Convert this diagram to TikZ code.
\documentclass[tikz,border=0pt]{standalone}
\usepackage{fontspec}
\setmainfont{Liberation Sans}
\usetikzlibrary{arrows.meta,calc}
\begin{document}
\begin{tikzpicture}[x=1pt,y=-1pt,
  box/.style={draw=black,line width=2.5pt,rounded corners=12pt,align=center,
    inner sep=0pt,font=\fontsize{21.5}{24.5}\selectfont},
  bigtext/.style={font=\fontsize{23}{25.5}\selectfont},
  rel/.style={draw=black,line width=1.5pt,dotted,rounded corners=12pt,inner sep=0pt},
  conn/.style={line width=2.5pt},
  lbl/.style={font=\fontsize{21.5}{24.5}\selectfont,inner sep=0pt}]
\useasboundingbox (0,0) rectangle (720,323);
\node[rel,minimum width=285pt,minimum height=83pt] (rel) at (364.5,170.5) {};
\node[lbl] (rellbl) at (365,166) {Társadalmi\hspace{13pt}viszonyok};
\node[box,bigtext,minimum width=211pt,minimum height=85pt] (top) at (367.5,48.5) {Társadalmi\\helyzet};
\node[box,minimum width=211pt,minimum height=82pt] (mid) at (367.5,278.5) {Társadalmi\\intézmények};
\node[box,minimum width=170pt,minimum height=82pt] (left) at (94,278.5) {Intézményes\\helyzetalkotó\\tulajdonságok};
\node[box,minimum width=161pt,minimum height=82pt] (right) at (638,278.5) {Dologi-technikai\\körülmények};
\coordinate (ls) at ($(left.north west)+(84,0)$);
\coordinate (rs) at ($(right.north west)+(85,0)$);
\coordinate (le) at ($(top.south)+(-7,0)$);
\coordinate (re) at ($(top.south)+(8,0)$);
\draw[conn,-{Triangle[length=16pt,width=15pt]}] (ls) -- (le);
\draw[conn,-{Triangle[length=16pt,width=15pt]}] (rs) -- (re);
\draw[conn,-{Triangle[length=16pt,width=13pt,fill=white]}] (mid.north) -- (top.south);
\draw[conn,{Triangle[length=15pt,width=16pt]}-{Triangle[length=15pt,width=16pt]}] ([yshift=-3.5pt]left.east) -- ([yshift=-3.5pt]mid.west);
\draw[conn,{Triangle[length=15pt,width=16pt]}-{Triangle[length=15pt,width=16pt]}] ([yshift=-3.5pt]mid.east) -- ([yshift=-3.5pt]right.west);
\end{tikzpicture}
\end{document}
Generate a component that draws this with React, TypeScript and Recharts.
--------
* [EXERCISE DIRECTIONS]:
Each line that contains the string "this" counts once; report how many such lines the entries have, giving only the number.

* [COMPLETE RESPONSE]:
2